Education researcher Natasha Holmes transforms physics lab courses

Walk into the lab section of any science course and you’ll see students busy with beakers, microscopes, calculators and more. But what’s really going on in their minds?

“Although one may think that labs are inherently active, there’s some research showing the traditional ways that labs are structured – following rote procedures to get a proscribed outcome at the end -- , means students may be active with their hands but they’re not really active with their brains,” says Natasha Holmes, assistant professor of physics.

But no one really knows. While there have been lots of studies showing how active learning helps students in big lecture courses, there’s not much research on lab pedagogy. That’s where Holmes comes in. She’s the first researcher who focuses on educational practices  hired within a discipline as a tenure-track professor in the College of Arts & Sciences. Using a recent Active Learning Initiative (ALI) grant, she and her team will redesign all lab courses for two of the introductory physics sequences.

Holmes also has a National Science Foundation grant with Nobel Laureate Carl Weiman of Stanford University to design an assessment for learning in labs. She asks, “Especially when we think about trying to teach students how to make sense of data and models and think critically and have them do some experiment, how do you test that? How do you actually measure whether what you’re doing is helpful?” The assessment’s goal, she explains, is to measure how well students assimilated the information during lab and can reproduce it in another context.

Value of discipline-based education researchers

Given how difficult it was for Holmes to decide on a physics subfield to specialize in during grad school, physics education research turned out to be a perfect fit. Discipline-based education research requires a solid knowledge of content. “To be able to tell a physicist how to teach a quantum course, I’d better know what quantum mechanics is and how to speak that language with them,” says Holmes, adding that each discipline has its own learning objectives and goals, so having content expertise to understand those elements is important.
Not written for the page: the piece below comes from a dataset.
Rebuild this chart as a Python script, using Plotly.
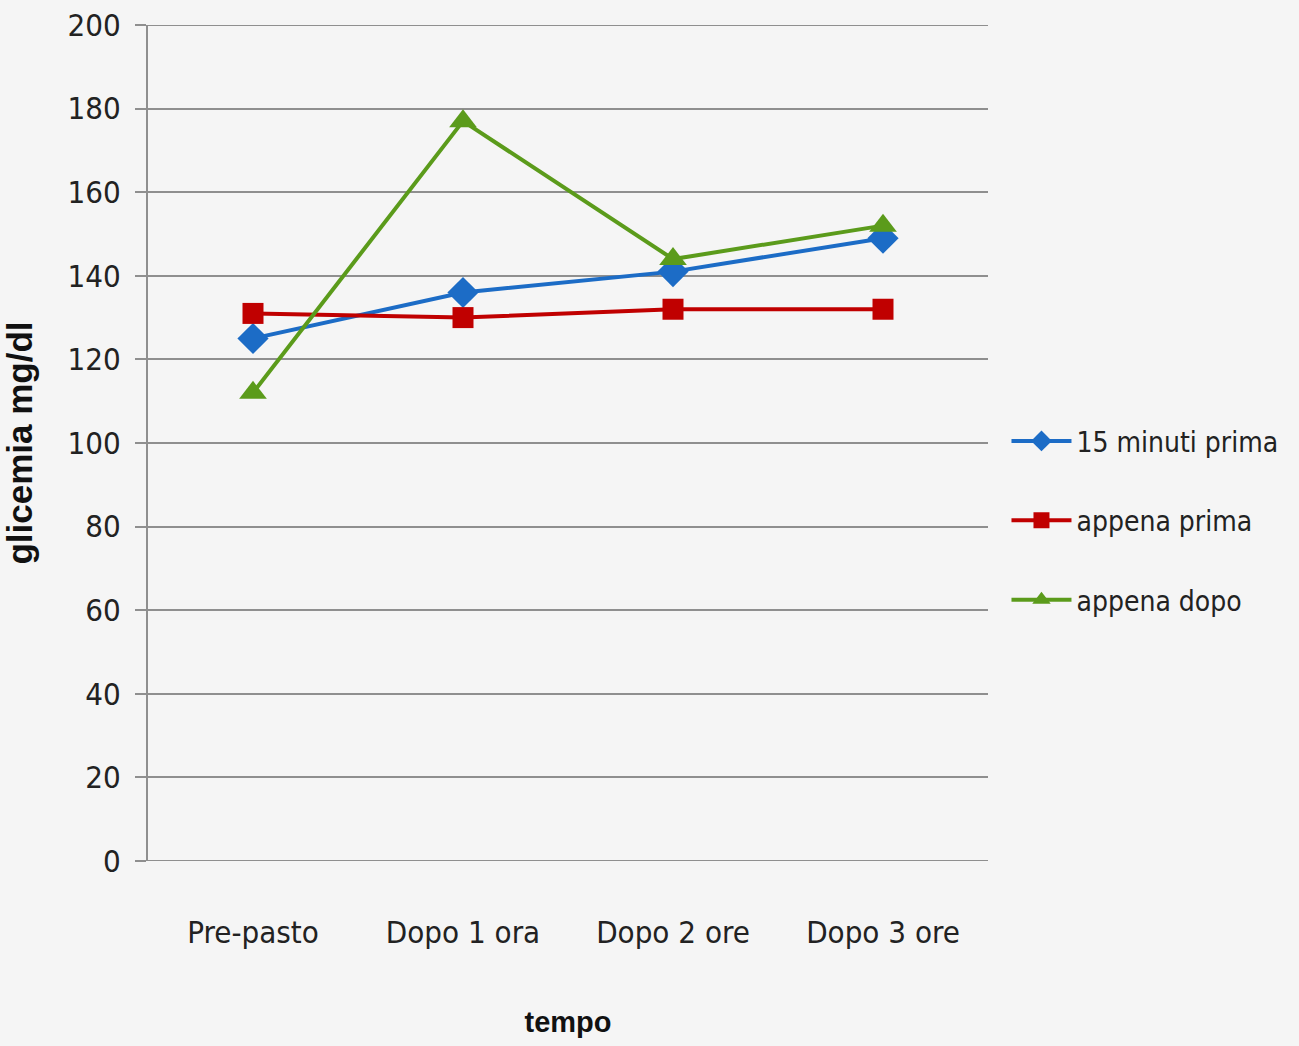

Another critical aspect of having an education researcher specific to the field of physics is that “we’re trying to take the ways that a physicist would solve a problem in physics and apply them to the problems we have in education,” says Holmes, by coming up with models for learning and doing controlled experiments that are grounded in theory.

A recent encounter illustrates Holmes’ point. She was working on a big data set of student assessments and trying to understand how students were answering questions. Her problem was solved by a grad student researching theoretical condensed matter physics. “She applied the techniques from her project, actually taking the same sort of analysis procedures that she uses to understand cosmic microwave background radiation to understand how students are working and solving problems in this assessment,” Holmes says.

Seeing Active Learning Firsthand

Holmes got her first introduction to active learning during grad school at the University of British Columbia. The school was engaged in a Science Education Initiative  led by Weiman; she took his course on teaching and learning in physics, as well as participated in the “flipping” of a course in which she served as T.A. In her second semester, she helped a teaching postdoc on an education research project and quickly knew “this was definitely for me.”

She began working with a professor who was redesigning a lab course. “I remember thinking at the time that given how much I’d hated my labs as a physics major, maybe I’m not the best person to try to improve them. Then I realized maybe that does make me the best person to improve labs. It all kind of launched from there,” she says; lab courses are now a specialty of hers.

But she works on other courses as well. This past year, she taught Introduction to Electricity and Magnetism, an introductory physics course that was part of the original ALI project. “It was really fun to be involved in a course that was already pretty active and has lots of stuff going on,” she says. This fall, she’ll also be teaching a discipline-based education research course run through the physics department. The course is targeted to those planning to teach physics as well as those interested in doing education research.

Holmes admits to being surprised at the number of students who’ve expressed interest in getting involved with her research. Over the summer, she hired two undergraduates. “People do want to take the scientific approach to improving and understanding the teaching that’s going on. Clearly the interest is there,” she says.

In response to that interest, last spring Holmes initiated an education innovation research journal club, the Teaching and Learning Reading Group. Participants receive a paper a week in advance, then in good “flipped classroom style,” meet to discuss it. “The club is a low time-investment way to start to familiarize yourself with the actual research that’s going on and think about how to apply it to your teaching,” explains Holmes. The club is open to grad students, postdocs and faculty across the university and is co-led by Carolyn Aslan of the Center for Teaching Innovation.